[Dataset rows]
** START **

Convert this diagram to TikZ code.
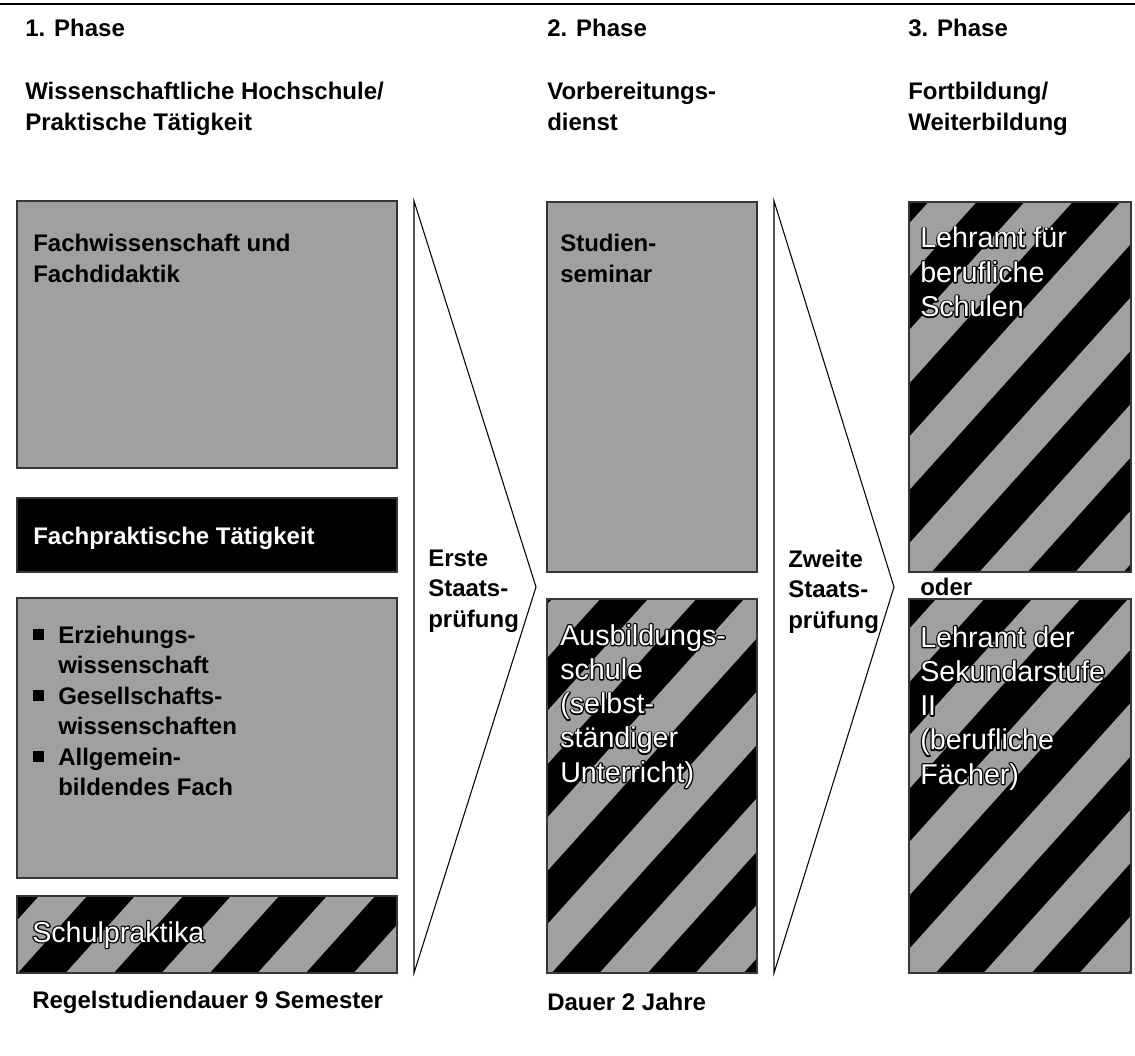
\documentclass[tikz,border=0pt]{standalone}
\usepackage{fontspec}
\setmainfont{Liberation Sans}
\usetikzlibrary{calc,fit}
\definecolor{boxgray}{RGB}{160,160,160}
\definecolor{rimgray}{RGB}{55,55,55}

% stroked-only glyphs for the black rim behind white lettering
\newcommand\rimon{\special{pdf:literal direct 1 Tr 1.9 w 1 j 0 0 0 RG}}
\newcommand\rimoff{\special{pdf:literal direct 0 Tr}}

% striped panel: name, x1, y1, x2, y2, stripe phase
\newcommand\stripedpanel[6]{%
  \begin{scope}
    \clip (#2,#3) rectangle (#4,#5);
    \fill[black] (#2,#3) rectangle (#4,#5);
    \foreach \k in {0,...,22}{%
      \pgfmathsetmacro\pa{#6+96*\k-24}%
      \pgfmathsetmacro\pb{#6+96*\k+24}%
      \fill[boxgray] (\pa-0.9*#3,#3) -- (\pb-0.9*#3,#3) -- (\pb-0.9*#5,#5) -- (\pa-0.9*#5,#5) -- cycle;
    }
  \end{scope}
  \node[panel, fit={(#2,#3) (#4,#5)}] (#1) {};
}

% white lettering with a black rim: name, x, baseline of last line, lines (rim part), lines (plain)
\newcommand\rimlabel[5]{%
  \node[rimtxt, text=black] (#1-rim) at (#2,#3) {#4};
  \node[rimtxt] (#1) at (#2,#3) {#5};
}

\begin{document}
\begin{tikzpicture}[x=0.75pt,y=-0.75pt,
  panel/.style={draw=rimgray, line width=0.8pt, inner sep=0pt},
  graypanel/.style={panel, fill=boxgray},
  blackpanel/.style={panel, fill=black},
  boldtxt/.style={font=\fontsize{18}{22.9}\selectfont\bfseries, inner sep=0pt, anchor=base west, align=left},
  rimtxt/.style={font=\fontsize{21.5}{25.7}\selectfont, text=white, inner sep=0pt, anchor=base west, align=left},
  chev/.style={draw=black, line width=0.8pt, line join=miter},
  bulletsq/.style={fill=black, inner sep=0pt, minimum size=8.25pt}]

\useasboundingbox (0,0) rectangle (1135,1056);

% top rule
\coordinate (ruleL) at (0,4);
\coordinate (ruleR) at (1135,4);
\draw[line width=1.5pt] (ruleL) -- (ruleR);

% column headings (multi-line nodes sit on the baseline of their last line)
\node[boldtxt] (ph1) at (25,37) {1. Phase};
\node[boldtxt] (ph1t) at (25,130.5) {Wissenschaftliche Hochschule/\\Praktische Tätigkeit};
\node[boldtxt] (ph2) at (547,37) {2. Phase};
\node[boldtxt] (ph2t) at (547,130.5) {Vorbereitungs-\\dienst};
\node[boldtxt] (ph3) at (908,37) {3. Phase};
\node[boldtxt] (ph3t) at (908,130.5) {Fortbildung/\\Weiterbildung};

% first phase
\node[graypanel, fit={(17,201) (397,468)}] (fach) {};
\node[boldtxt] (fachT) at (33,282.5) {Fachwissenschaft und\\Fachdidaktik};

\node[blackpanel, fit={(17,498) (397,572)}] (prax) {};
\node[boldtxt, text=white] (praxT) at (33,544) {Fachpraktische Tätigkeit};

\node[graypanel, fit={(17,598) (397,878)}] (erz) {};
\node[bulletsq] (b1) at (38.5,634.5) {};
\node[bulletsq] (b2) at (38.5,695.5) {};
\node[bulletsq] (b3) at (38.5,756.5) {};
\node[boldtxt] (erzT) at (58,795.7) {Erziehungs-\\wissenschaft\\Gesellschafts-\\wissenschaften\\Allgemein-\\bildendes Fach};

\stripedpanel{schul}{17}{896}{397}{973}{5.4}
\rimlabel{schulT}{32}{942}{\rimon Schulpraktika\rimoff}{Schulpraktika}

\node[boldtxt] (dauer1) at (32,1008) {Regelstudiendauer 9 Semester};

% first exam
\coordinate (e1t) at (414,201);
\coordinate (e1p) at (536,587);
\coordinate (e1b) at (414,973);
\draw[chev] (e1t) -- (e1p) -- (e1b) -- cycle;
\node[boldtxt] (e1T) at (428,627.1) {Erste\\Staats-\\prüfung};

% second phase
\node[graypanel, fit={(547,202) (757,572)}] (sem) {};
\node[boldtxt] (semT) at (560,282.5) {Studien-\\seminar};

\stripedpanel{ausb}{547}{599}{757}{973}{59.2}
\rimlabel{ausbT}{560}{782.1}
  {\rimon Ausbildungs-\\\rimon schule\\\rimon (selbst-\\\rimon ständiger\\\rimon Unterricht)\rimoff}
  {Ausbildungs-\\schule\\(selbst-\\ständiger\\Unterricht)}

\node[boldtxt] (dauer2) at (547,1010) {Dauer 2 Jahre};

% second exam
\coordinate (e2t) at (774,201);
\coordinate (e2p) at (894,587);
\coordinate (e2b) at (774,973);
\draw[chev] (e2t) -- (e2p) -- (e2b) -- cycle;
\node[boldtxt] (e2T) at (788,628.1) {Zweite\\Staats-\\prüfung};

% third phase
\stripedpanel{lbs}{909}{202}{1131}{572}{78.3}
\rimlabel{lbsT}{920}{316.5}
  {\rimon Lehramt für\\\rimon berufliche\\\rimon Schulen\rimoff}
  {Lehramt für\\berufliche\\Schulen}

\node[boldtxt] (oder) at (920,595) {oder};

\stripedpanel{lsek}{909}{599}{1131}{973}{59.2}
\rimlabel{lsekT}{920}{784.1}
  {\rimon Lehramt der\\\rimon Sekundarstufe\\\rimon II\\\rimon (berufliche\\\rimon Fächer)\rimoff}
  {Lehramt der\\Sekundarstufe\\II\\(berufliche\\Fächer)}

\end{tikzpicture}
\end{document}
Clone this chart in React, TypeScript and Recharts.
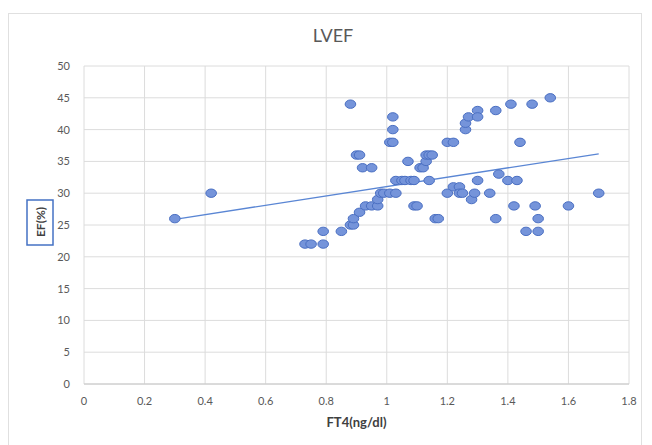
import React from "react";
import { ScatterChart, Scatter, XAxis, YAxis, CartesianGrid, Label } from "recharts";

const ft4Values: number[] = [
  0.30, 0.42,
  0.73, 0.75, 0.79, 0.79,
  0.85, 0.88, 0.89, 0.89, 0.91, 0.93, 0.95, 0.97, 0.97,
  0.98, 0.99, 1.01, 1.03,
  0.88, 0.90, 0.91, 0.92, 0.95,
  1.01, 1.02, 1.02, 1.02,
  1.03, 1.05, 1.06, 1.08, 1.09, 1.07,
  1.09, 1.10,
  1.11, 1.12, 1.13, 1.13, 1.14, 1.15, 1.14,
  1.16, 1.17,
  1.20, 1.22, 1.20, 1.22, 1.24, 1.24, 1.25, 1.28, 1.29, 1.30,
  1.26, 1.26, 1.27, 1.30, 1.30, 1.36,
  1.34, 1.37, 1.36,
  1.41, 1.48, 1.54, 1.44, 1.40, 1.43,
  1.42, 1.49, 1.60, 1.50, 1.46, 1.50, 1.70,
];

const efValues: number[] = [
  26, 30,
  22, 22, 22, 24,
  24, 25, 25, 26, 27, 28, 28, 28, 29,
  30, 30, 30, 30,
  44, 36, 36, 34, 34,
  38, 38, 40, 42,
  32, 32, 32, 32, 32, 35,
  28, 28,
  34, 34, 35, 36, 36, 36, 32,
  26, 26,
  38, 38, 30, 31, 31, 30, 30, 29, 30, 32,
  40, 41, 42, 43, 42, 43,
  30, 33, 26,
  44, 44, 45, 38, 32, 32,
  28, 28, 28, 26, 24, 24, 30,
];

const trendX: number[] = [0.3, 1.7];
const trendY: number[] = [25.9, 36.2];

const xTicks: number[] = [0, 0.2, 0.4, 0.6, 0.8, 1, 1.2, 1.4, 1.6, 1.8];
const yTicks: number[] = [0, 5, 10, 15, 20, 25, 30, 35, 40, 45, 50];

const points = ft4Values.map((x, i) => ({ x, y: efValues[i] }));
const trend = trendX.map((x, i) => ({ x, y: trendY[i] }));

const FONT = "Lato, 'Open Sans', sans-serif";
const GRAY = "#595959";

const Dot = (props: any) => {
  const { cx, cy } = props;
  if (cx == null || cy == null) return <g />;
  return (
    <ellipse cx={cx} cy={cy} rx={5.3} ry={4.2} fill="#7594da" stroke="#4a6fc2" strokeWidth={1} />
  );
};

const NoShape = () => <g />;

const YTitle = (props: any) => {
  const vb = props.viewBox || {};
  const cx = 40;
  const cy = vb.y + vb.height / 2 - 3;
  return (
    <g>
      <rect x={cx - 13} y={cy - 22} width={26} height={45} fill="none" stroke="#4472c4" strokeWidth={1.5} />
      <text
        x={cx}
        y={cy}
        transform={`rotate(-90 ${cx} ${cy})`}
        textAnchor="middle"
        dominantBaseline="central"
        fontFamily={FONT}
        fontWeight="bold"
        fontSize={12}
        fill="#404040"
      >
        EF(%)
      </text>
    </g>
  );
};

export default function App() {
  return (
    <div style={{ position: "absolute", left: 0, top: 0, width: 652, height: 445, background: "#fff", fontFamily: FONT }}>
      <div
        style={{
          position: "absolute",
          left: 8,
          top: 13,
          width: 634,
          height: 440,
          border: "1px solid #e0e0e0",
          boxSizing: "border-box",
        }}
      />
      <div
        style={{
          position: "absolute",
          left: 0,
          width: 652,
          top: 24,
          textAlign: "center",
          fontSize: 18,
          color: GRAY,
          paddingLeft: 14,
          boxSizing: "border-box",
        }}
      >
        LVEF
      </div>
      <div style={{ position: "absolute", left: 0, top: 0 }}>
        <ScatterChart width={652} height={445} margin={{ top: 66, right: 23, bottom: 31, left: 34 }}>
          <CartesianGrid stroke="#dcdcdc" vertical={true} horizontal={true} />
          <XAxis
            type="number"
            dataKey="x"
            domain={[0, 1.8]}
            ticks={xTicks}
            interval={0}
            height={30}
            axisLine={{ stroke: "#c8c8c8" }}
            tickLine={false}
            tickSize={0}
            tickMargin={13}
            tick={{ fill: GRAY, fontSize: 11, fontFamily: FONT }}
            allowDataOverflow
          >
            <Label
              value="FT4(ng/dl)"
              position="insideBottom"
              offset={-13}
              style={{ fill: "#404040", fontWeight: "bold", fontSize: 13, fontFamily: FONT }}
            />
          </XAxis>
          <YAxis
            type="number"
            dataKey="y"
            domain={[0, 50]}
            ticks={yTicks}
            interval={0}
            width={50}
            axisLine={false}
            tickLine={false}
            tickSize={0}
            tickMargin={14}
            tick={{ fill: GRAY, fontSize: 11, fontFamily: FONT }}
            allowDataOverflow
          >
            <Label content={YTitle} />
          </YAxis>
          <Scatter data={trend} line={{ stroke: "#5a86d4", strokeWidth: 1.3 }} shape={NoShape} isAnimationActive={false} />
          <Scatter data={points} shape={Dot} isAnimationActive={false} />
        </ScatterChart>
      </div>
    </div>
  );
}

** END **

◆ **Written request**
Nothing but the lines above, starting at the line that contains "Clone this chart" and ending at the line that contains "YAxis, CartesianGrid, Label", should be given again, exactly and without the pictures.

◆ **The completed task**
Clone this chart in React, TypeScript and Recharts.
import React from "react";
import { ScatterChart, Scatter, XAxis, YAxis, CartesianGrid, Label } from "recharts";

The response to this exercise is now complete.